This post is in response to @DJChrisson who asked me about panning and EQ. My response was a tad too long for twitter.

As a rock/pop producer, I’m very influenced by early stereo recordings like rubber soul / revolver. There was a lot of hard panning in these records, which I like. It makes the mixes feel uncluttered and clean, and it also allows the listener to hear the intricacy and musicality of each part.

The downside is that sometimes it can make a track feel spacially imbalanced or lacking in “fullness.”

For example recently I’ve been making a lot of bass music and electronic music. I hardly pan anything! One sound at a time explodes through the center of the sound field. However, sometimes I’ll bus a track to an auxiliary input, hi pass it, and put some stereo spread on it (with delay or a stereo field plug-in like Air stereo width). This gives electronic music a stereo feeling while preserving the depth and singularity of the bass sounds.
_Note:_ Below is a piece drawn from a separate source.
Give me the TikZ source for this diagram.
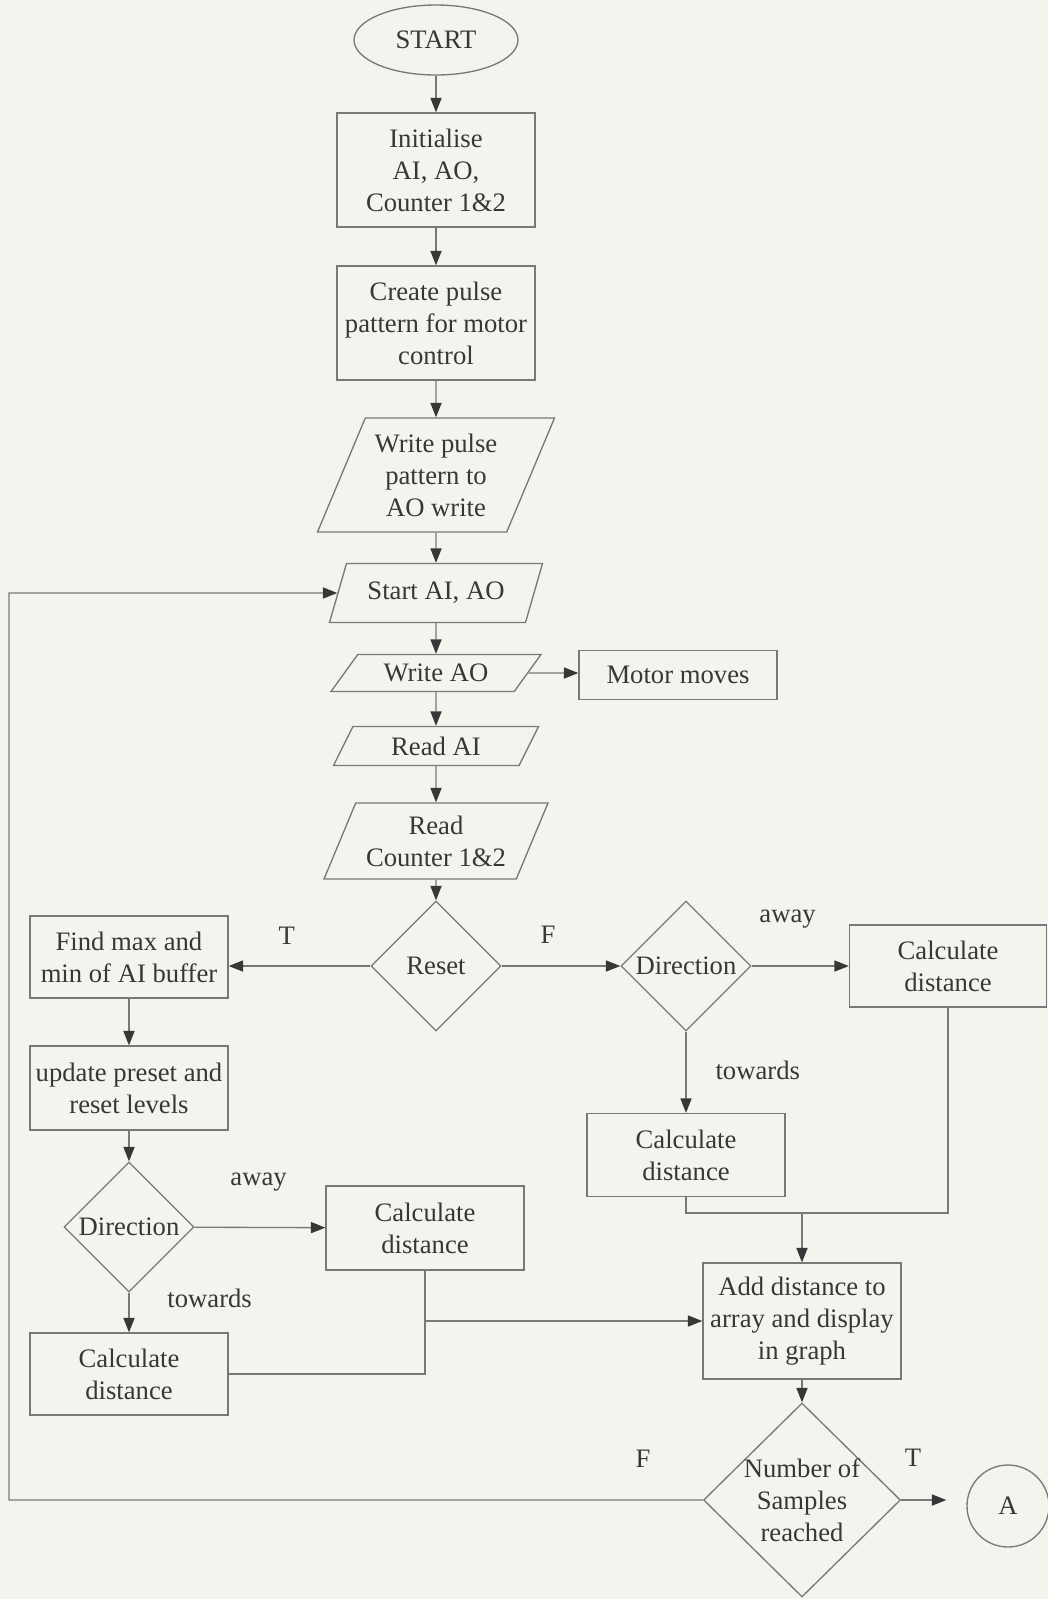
\documentclass[tikz,border=0pt]{standalone}
\usepackage{fontspec}
\setmainfont{Liberation Serif}
\usetikzlibrary{arrows.meta, positioning, shapes.geometric, calc}
\newcommand{\upx}{0.45pt}
\definecolor{paper}{RGB}{244,244,239}
\definecolor{ink}{RGB}{55,55,55}
\definecolor{rule}{RGB}{120,120,120}
\tikzset{
  box/.style={draw=rule, line width=0.6pt, rectangle, inner sep=0pt, align=center, text=ink,
    minimum width=198*\upx, minimum height=84*\upx},
  io/.style={draw=rule, line width=0.6pt, trapezium, trapezium stretches body,
    trapezium left angle=#1, trapezium right angle={180-#1}, inner sep=0pt, align=center, text=ink},
  io/.default=60,
  decision/.style={draw=rule, line width=0.6pt, diamond, inner sep=0pt, align=center, text=ink,
    minimum width=130*\upx, minimum height=130*\upx},
  terminal/.style={draw=rule, line width=0.6pt, ellipse, inner sep=0pt, text=ink,
    minimum width=164*\upx, minimum height=70*\upx},
  connector/.style={draw=rule, line width=0.6pt, circle, inner sep=0pt, text=ink,
    minimum size=82*\upx},
  wire/.style={draw=rule, line width=0.6pt},
  flow/.style={wire, -{Triangle[length=6.5pt, width=5pt, color=ink]}},
  lbl/.style={text=ink, inner sep=0pt},
}

\begin{document}
\begin{tikzpicture}[x=\upx, y=-\upx, font=\fontsize{12}{14.4}\selectfont]
  \fill[paper] (0,0) rectangle (1048,1599);
  \useasboundingbox (0,0) rectangle (1048,1599);

  % main column
  \node[terminal] (start) at (436,40) {START};
  \node[box, minimum height=114*\upx] (init) at (436,170) {Initialise\\AI, AO,\\Counter 1\&2};
  \node[box, minimum height=114*\upx] (pulse) at (436,323) {Create pulse\\pattern for motor\\control};
  \node[io=60, minimum width=237*\upx, minimum height=114*\upx] (wpulse) at (436,475) {Write pulse\\pattern to\\AO write};
  \node[io=52, minimum width=213*\upx, minimum height=59*\upx] (startai) at (436,593) {Start AI, AO};
  \node[io=34, minimum width=210*\upx, minimum height=37*\upx] (writeao) at (436,673) {Write AO};
  \node[io=44, minimum width=205*\upx, minimum height=39*\upx] (readai) at (436,746) {Read AI};
  \node[io=58, minimum width=224*\upx, minimum height=76*\upx] (readcnt) at (436,841) {Read\\Counter 1\&2};
  \node[box, minimum height=49*\upx] (motor) at (678,675) {Motor moves};
  \node[decision] (reset) at (436,966) {Reset};

  % reset branch
  \node[box, minimum height=82*\upx] (findmax) at (129,957) {Find max and\\min of AI buffer};
  \node[box] (update) at (129,1088) {update preset and\\reset levels};
  \node[decision] (dirleft) at (129,1227) {Direction};
  \node[box] (awayleft) at (425,1228) {Calculate\\distance};
  \node[box, minimum height=82*\upx] (towleft) at (129,1374) {Calculate\\distance};

  % no reset branch
  \node[decision] (dirright) at (686,966) {Direction};
  \node[box, minimum width=197*\upx, minimum height=82*\upx] (awayright) at (948,966) {Calculate\\distance};
  \node[box, minimum height=83*\upx] (towright) at (686,1155) {Calculate\\distance};
  \node[box, minimum height=116*\upx] (adddist) at (802,1321) {Add distance to\\array and display\\in graph};
  \node[decision, minimum width=197*\upx, minimum height=194*\upx, inner sep=-5pt] (samples) at (802,1500) {Number of\\Samples\\reached};
  \node[connector] (conA) at (1008,1506) {A};

  \coordinate (joinright) at (802,1213);
  \coordinate (loopleft) at (9,0);

  \draw[flow] (start) -- (init);
  \draw[flow] (init) -- (pulse);
  \draw[flow] (pulse) -- (wpulse);
  \draw[flow] (wpulse) -- (startai);
  \draw[flow] (startai) -- (writeao);
  \draw[flow] (writeao) -- (readai);
  \draw[flow] (readai) -- (readcnt);
  \draw[flow] (readcnt) -- (reset);
  \draw[flow] (writeao) -- (writeao -| motor.west);

  \draw[flow] (reset) -- node[lbl, above=9.5pt, pos=.59] {T} (reset -| findmax.east);
  \draw[flow] (reset) -- node[lbl, above=10pt, pos=.39] {F} (dirright);
  \draw[flow] (findmax) -- (update);
  \draw[flow] (update) -- (dirleft);
  \draw[flow] (dirleft) -- node[lbl, above=16pt, pos=.49] {away} (awayleft);
  \draw[flow] (dirleft) -- node[lbl, right=17pt, pos=.15] {towards} (towleft);
  \draw[flow] (dirright) -- node[lbl, above=16.5pt, pos=.37] {away} (awayright);
  \draw[flow] (dirright) -- node[lbl, right=13pt, pos=.48] {towards} (towright);

  % merge into the graph box
  \draw[wire] (awayright) |- (joinright -| towright) -- (towright);
  \draw[flow] (joinright) -- (adddist);
  \draw[wire] (awayleft) |- (towleft);
  \draw[flow] (awayleft |- adddist) -- (adddist);
  \draw[flow] (adddist) -- (samples);

  \draw[flow, shorten >=9pt] (samples) -- node[lbl, above=15pt, pos=.18] {T} (samples -| conA.west);
  \draw[flow] (samples) -| node[lbl, above=14.5pt, pos=.043] {F} (loopleft |- startai) -- (startai);
\end{tikzpicture}
\end{document}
I also use a lot of hi pass filtering - this is not a good idea for boomy, booty-shaking mixes, though. Getting out of mixing habits is tough, but I’m working on preserving lots of full low end in my tunes to keep the subs rumbling in the car. Knowing what to hi pass and what not is important. I don’t hi pass kick drums anymore, though I used to. I also don’t hi pass bass very much. But hi passing a voice? Great. For my mixes, I don’t need anything below 100hz on a lead vocal usually, and I often hi pass a vocal well above 100 hz.

One tricky thing about EQ is trusting your ears, not your eyes. One producer I was just reading about, Alan parsons I think, said that if he had to A-B something more than 3 times to hear a difference, he considered it unimportant. He said he laughs when guys solo out drum tracks for an hour and make 1/2 db tweaks here, 2 db tweaks there, only to bring in the rest of the band and wonder why their drums still sound wimpy. Most people say that EQ adds distortion, which scares people into under using EQ. Parsons evidently makes sweeping adjustments without soloing out tracks, until it sounds right IN the mix. I thought that method could give mixers a new, solid perspective on EQ.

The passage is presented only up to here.